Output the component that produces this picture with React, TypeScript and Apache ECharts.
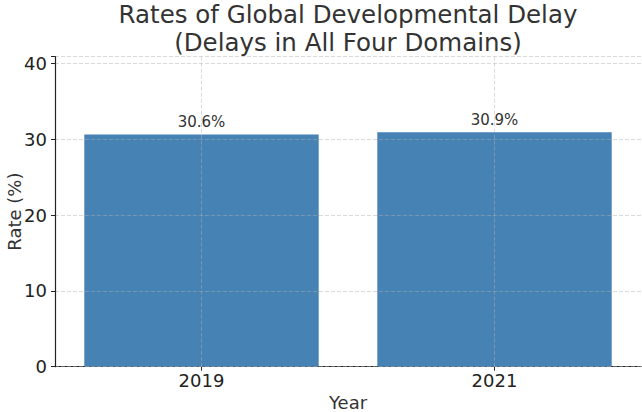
import React, { useEffect, useRef } from "react";
import * as echarts from "echarts";

const years = ["2019", "2021"];
const rates = [30.6, 30.9];
const yTicks = [0, 10, 20, 30, 40];

const FONT = "DejaVu Sans";

export default function App() {
  const ref = useRef<HTMLDivElement>(null);
  useEffect(() => {
    const chart = echarts.init(ref.current!, null, { renderer: "svg" });
    const gridColor = "rgba(176,176,176,0.6)";
    const titleStyle = {
      fontFamily: FONT,
      fontSize: 24.5,
      fontWeight: "normal",
      color: "#333333",
      lineHeight: 22,
    };
    chart.setOption({
      animation: false,
      title: {
        text: "Rates of Global Developmental Delay",
        subtext: "(Delays in All Four Domains)",
        left: 348,
        textAlign: "center",
        top: 3,
        padding: 0,
        itemGap: 3,
        textStyle: titleStyle,
        subtextStyle: titleStyle,
      },
      grid: { left: 55, right: 1, top: 56.5, bottom: 45.3, outerBoundsMode: "none" },
      xAxis: {
        type: "category",
        data: years,
        name: "Year",
        nameLocation: "middle",
        nameGap: 27,
        nameMoveOverlap: false,
        nameTextStyle: { fontFamily: FONT, fontSize: 18, color: "#333333" },
        axisLine: { show: true, lineStyle: { color: "#222222", width: 1.2 } },
        axisTick: { show: true, alignWithLabel: true, length: 4, lineStyle: { color: "#222222" } },
        axisLabel: { fontFamily: FONT, fontSize: 18, color: "#222222", margin: 5 },
        splitLine: { show: false },
      },
      yAxis: {
        type: "value",
        min: 0,
        max: 40.9,
        interval: 10,
        z: 5,
        name: "Rate (%)",
        nameLocation: "middle",
        nameGap: 32,
        nameMoveOverlap: false,
        nameRotate: 90,
        nameTextStyle: { fontFamily: FONT, fontSize: 18, color: "#333333" },
        axisLine: { show: true, lineStyle: { color: "#222222", width: 1.2 } },
        axisTick: { show: true, length: 4, lineStyle: { color: "#222222" } },
        axisLabel: {
          fontFamily: FONT,
          fontSize: 18,
          color: "#222222",
          margin: 8,
          formatter: (v: number) => (yTicks.includes(v) ? String(v) : ""),
        },
        splitLine: { show: true, lineStyle: { color: gridColor, type: [4, 2], width: 0.8 } },
      },
      series: [
        {
          type: "bar",
          data: rates,
          barWidth: "80%",
          itemStyle: { color: "#4682B4" },
          label: {
            show: true,
            position: "top",
            distance: 5,
            formatter: (p: any) => `${p.value}%`,
            fontFamily: FONT,
            fontSize: 15,
            color: "#333333",
          },
          markLine: {
            silent: true,
            symbol: "none",
            label: { show: false },
            lineStyle: { color: gridColor, type: [4, 2], width: 0.8 },
            data: years.map((y) => ({ xAxis: y })),
          },
        },
      ],
    });
    return () => chart.dispose();
  }, []);
  return <div ref={ref} style={{ width: 642, height: 412, position: "absolute", left: 0, top: 0 }} />;
}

:::::

Your instructions: Your task is to repeat the data above exactly while excluding the pictures.

Reply:
Output the component that produces this picture with React, TypeScript and Apache ECharts.
import React, { useEffect, useRef } from "react";
import * as echarts from "echarts";

const years = ["2019", "2021"];
const rates = [30.6, 30.9];
const yTicks = [0, 10, 20, 30, 40];

const FONT = "DejaVu Sans";

export default function App() {
  const ref = useRef<HTMLDivElement>(null);
  useEffect(() => {
    const chart = echarts.init(ref.current!, null, { renderer: "svg" });
    const gridColor = "rgba(176,176,176,0.6)";
    const titleStyle = {
      fontFamily: FONT,
      fontSize: 24.5,
      fontWeight: "normal",
      color: "#333333",
      lineHeight: 22,
    };
    chart.setOption({
      animation: false,
      title: {
        text: "Rates of Global Developmental Delay",
        subtext: "(Delays in All Four Domains)",
        left: 348,
        textAlign: "center",
        top: 3,
        padding: 0,
        itemGap: 3,
        textStyle: titleStyle,
        subtextStyle: titleStyle,
      },
      grid: { left: 55, right: 1, top: 56.5, bottom: 45.3, outerBoundsMode: "none" },
      xAxis: {
        type: "category",
        data: years,
        name: "Year",
        nameLocation: "middle",
        nameGap: 27,
        nameMoveOverlap: false,
        nameTextStyle: { fontFamily: FONT, fontSize: 18, color: "#333333" },
        axisLine: { show: true, lineStyle: { color: "#222222", width: 1.2 } },
        axisTick: { show: true, alignWithLabel: true, length: 4, lineStyle: { color: "#222222" } },
        axisLabel: { fontFamily: FONT, fontSize: 18, color: "#222222", margin: 5 },
        splitLine: { show: false },
      },
      yAxis: {
        type: "value",
        min: 0,
        max: 40.9,
        interval: 10,
        z: 5,
        name: "Rate (%)",
        nameLocation: "middle",
        nameGap: 32,
        nameMoveOverlap: false,
        nameRotate: 90,
        nameTextStyle: { fontFamily: FONT, fontSize: 18, color: "#333333" },
        axisLine: { show: true, lineStyle: { color: "#222222", width: 1.2 } },
        axisTick: { show: true, length: 4, lineStyle: { color: "#222222" } },
        axisLabel: {
          fontFamily: FONT,
          fontSize: 18,
          color: "#222222",
          margin: 8,
          formatter: (v: number) => (yTicks.includes(v) ? String(v) : ""),
        },
        splitLine: { show: true, lineStyle: { color: gridColor, type: [4, 2], width: 0.8 } },
      },
      series: [
        {
          type: "bar",
          data: rates,
          barWidth: "80%",
          itemStyle: { color: "#4682B4" },
          label: {
            show: true,
            position: "top",
            distance: 5,
            formatter: (p: any) => `${p.value}%`,
            fontFamily: FONT,
            fontSize: 15,
            color: "#333333",
          },
          markLine: {
            silent: true,
            symbol: "none",
            label: { show: false },
            lineStyle: { color: gridColor, type: [4, 2], width: 0.8 },
            data: years.map((y) => ({ xAxis: y })),
          },
        },
      ],
    });
    return () => chart.dispose();
  }, []);
  return <div ref={ref} style={{ width: 642, height: 412, position: "absolute", left: 0, top: 0 }} />;
}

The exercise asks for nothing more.